WRITTEN REQUEST: Work out how many lines in the entries contain the string "Write", and give nothing but that number.

TASK INPUTS:
>> Start

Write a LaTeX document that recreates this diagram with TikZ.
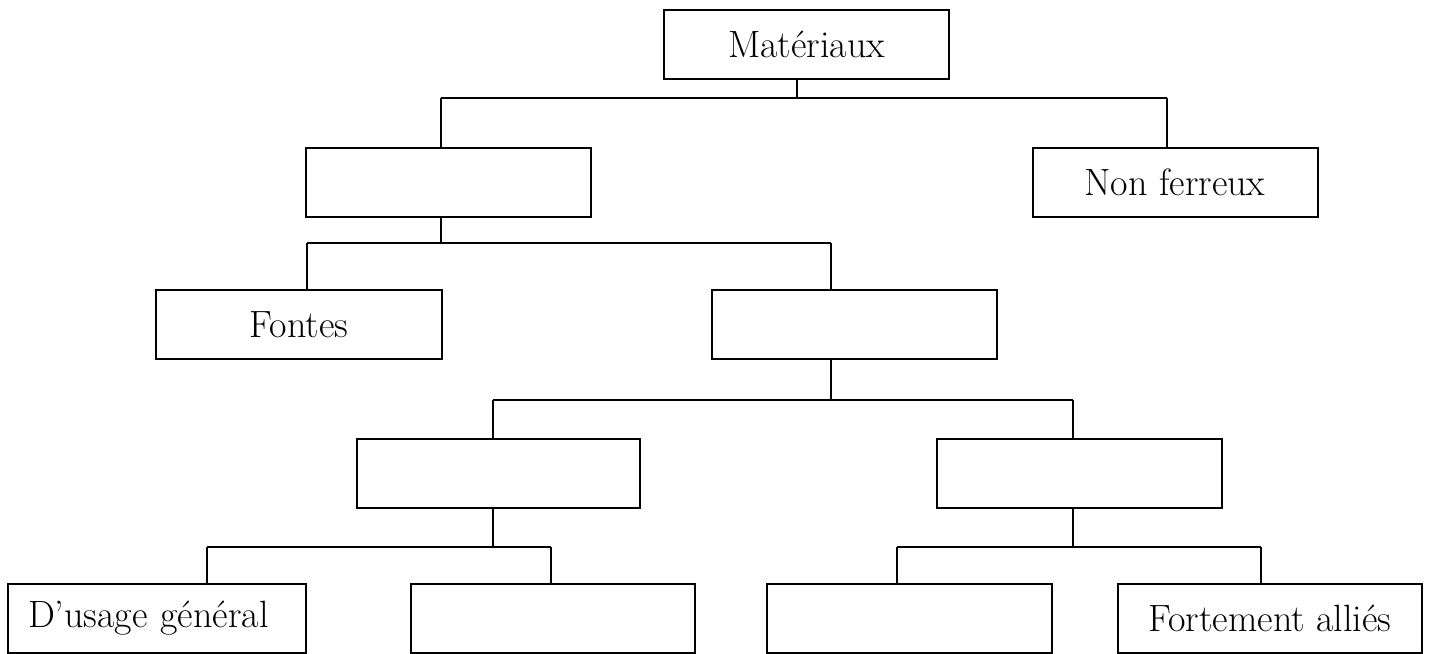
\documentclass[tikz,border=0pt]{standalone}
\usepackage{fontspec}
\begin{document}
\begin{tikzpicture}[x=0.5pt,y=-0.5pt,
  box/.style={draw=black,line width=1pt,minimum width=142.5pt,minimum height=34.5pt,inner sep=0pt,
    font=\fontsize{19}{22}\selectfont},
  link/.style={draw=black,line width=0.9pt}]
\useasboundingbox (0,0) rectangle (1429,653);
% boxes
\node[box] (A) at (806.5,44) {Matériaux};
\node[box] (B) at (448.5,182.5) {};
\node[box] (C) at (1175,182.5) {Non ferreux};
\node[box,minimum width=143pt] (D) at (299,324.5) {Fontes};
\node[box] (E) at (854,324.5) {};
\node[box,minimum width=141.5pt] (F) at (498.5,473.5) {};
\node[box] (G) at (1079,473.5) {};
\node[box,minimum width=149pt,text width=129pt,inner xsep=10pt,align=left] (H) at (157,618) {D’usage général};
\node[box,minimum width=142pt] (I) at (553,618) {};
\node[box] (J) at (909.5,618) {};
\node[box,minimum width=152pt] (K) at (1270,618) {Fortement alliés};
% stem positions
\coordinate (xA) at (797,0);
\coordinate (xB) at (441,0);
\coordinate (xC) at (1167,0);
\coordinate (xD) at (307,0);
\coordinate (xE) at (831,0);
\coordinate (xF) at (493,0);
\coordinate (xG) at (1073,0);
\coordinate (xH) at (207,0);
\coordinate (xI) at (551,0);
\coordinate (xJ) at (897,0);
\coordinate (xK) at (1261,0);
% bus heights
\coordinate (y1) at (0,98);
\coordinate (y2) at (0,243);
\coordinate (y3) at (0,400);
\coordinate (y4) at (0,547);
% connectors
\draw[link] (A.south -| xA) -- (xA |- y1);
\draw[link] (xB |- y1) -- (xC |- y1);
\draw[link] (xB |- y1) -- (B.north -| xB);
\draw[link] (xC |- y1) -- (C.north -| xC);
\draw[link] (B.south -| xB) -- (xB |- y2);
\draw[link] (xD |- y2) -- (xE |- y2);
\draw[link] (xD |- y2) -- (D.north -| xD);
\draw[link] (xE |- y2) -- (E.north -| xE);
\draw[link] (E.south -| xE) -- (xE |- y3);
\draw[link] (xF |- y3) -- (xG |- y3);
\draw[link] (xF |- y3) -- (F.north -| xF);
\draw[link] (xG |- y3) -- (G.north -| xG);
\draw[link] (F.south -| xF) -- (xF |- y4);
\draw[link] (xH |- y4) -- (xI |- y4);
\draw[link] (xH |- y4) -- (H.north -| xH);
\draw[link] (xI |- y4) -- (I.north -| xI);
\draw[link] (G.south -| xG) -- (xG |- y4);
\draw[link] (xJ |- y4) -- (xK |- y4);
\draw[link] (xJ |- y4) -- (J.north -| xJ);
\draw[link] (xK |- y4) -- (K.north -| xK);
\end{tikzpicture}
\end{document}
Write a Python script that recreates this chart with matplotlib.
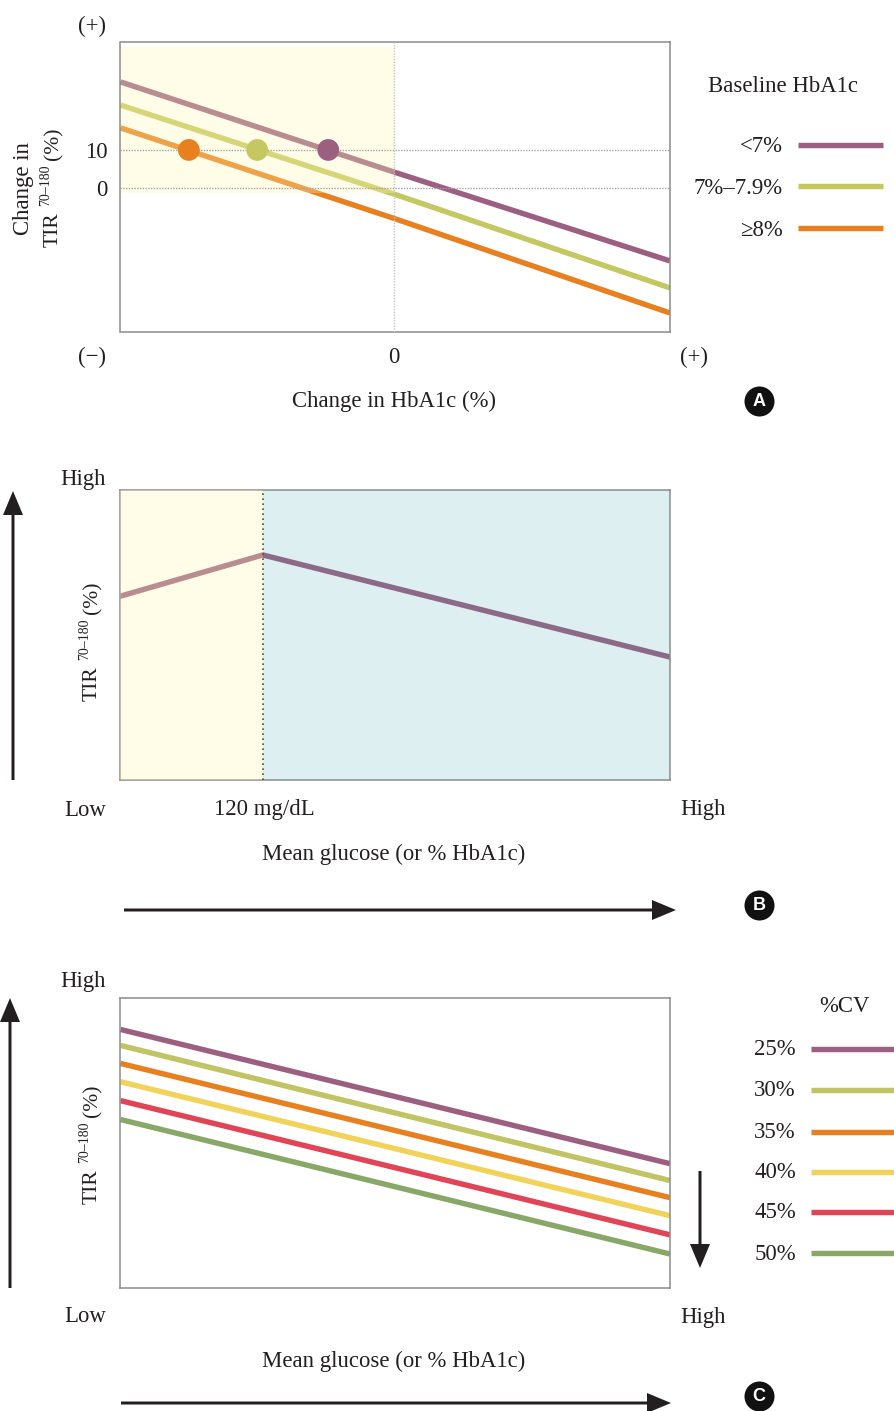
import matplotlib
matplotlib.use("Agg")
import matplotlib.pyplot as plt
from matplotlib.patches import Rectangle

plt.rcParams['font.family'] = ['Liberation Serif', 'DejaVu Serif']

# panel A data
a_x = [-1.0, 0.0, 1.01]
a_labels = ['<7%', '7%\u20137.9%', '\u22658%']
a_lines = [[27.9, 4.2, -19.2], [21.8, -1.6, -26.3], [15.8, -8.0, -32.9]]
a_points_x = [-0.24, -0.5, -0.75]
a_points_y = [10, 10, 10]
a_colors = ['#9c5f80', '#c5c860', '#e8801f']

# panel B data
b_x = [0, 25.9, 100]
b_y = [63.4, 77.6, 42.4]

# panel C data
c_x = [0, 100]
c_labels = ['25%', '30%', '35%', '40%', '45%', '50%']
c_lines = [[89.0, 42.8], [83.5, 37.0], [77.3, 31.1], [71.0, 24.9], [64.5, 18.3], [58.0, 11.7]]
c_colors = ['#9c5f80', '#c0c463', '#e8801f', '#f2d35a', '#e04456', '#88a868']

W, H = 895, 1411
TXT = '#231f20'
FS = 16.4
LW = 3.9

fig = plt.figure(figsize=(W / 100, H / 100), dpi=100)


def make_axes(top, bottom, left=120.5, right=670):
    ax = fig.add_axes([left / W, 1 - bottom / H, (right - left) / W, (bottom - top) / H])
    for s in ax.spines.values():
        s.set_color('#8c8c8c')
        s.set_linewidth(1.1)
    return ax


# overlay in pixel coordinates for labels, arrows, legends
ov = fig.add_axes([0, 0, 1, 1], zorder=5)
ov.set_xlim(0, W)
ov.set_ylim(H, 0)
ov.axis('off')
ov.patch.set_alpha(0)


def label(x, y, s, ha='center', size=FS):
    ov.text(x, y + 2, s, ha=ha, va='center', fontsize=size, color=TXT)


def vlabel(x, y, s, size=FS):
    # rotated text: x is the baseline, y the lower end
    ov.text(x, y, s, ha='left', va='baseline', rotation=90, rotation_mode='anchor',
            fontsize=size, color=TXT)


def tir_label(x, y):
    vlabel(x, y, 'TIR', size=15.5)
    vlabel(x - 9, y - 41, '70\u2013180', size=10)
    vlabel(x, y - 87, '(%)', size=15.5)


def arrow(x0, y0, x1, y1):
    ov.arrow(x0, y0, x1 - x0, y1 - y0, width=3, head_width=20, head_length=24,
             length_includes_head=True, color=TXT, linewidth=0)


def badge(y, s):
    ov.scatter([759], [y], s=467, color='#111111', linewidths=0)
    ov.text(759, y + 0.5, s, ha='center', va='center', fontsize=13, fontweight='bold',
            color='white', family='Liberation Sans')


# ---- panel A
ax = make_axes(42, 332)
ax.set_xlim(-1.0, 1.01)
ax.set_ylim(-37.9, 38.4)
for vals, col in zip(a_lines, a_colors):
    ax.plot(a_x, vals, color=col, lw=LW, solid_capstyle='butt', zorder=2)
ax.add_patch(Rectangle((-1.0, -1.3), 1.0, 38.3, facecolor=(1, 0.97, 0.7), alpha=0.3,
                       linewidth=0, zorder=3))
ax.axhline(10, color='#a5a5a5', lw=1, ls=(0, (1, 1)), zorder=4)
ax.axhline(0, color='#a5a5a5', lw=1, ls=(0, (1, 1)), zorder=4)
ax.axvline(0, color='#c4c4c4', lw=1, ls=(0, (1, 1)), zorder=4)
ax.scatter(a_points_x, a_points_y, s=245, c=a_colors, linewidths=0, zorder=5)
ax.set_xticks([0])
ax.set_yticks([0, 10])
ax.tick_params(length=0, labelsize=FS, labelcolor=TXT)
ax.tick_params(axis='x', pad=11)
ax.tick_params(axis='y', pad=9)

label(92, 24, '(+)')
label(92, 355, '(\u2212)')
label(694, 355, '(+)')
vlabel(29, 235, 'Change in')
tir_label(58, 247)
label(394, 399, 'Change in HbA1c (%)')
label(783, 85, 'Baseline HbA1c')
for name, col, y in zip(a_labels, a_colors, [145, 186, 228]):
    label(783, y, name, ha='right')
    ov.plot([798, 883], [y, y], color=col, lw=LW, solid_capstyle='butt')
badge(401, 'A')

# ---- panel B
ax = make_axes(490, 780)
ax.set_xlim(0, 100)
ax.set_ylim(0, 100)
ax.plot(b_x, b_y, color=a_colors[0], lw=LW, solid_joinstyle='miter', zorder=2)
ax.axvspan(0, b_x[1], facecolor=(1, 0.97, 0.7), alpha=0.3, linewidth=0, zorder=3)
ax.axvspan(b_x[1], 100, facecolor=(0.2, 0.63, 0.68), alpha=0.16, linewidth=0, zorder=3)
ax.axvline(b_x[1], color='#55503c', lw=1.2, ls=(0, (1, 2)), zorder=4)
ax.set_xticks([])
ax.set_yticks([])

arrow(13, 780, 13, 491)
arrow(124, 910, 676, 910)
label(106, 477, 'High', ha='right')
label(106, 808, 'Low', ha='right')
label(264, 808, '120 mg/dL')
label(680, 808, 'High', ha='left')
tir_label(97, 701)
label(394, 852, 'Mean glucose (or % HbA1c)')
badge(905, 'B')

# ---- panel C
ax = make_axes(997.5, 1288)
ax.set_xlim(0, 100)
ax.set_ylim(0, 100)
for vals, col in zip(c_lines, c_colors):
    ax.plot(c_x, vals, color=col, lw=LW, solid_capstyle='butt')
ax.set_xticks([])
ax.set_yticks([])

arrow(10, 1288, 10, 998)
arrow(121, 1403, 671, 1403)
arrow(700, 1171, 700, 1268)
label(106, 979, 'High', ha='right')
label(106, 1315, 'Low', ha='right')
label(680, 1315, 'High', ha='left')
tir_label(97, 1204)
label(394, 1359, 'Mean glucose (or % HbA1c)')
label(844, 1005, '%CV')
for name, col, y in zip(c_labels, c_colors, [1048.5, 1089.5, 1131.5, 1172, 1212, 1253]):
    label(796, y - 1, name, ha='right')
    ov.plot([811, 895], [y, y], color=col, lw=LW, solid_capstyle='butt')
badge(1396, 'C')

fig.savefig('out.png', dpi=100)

>> End

WRITTEN SOLUTION: 2